If that were your daughter, you should be ashamed. Shame! She's having so much sex. Shame. 3 times a day. Wants to get paid. Shame. That's Rush's theme. He can't let it go. That's where he found the resonance with the audience he imagines as he speaks. Who are those listeners? They're not those people on the left. (Who knows what "normal behavior" for them is now?) But his audience, he knows how to talk to them, and he's sounding the theme of shame — shame for the woman who openly enjoys her sexuality. Rush is plying the audience, playing on their haunting fear that someone, somewhere, may be happy. So much sex!

Now, I know he's also got the small government theme in there. "We" shouldn't have to pay for it. There shouldn't be "a new welfare program" for it. That's distorted. It's not a welfare program funded by taxpayers. It's an insurance regulation that will have some effect on insurance premiums. That's a conservative theme that resonates with listeners who don't worry about how much sex other people are having. But he doesn't bother to get the conservative argument straight. He has to distort it so it works with his joking about prostitution, and he's only talking about it in connection to sex — that very, very frequent sex that somebody else is having.

And whatever happened to religion? I mean religion as the exalted aspiration toward God, the theme that other Republicans had worked so hard to refine and articulate before Rush's big voice drowned them out. Now, the connection to religion seems to be about the old sexual Puritanism. This is a theme that makes many modern American women suspect that what people like Rush are really about is preserving the body's uncontrolled sexual function for the purpose of subordinating women. How dare women seize the power to disconnect sexuality from the consequences God built in!

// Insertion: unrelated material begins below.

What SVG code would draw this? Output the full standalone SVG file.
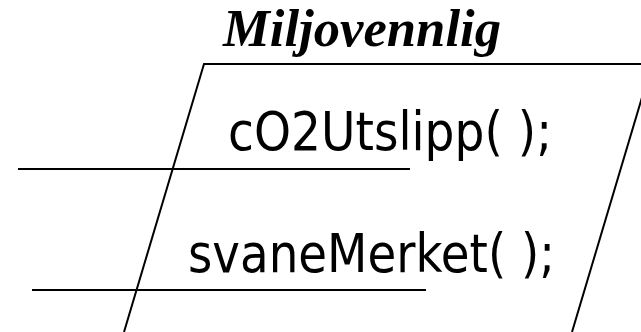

But it is fundamental to women's freedom that we have the ability to decide for ourselves when our bodies will go through pregnancy and bear children. At some point, society ought to intervene to protect a developing child, and we will argue until doomsday about exactly where that point is, but it is nevertheless crucial to the equality of women that we control our bodies' reproductive function. There are in this world societies that appropriate the reproductive function and use it as a means of intimidating and punishing women who might act upon sexual desire, but that is not the United States, not since quite a long time ago. Now, we could become a society like that, and I suspect some of Rush's listeners, if not Rush himself, love that idea.

Yes, yes, no one is currently proposing taking away birth control. The debate is about who pays for it. Of course. But the political effort to channel public opinion reaches more deeply into the human mind. Politicians make choices about what emotions to stimulate. The Republican Party and the Republican candidates seem to have decided that their emotional theme would be freedom of religion. That might elegantly balance the Democratic Party's theme of reproductive freedom. And then Rush lumbered into the spotlight and spouted about sex. Sex! The women are having too much sex! Sex, sex, sex, all the time, 3 times a day! Sex!

In the long comments thread on yesterday's post about Limbaugh and Fluke, Mark O said:
This is part of a wonderfully orchestrated maneuver to distract the voters from Obama's economic failures to something nearly irrelevant.
And I said:
Nice of Rush to sit in on Obama's orchestra.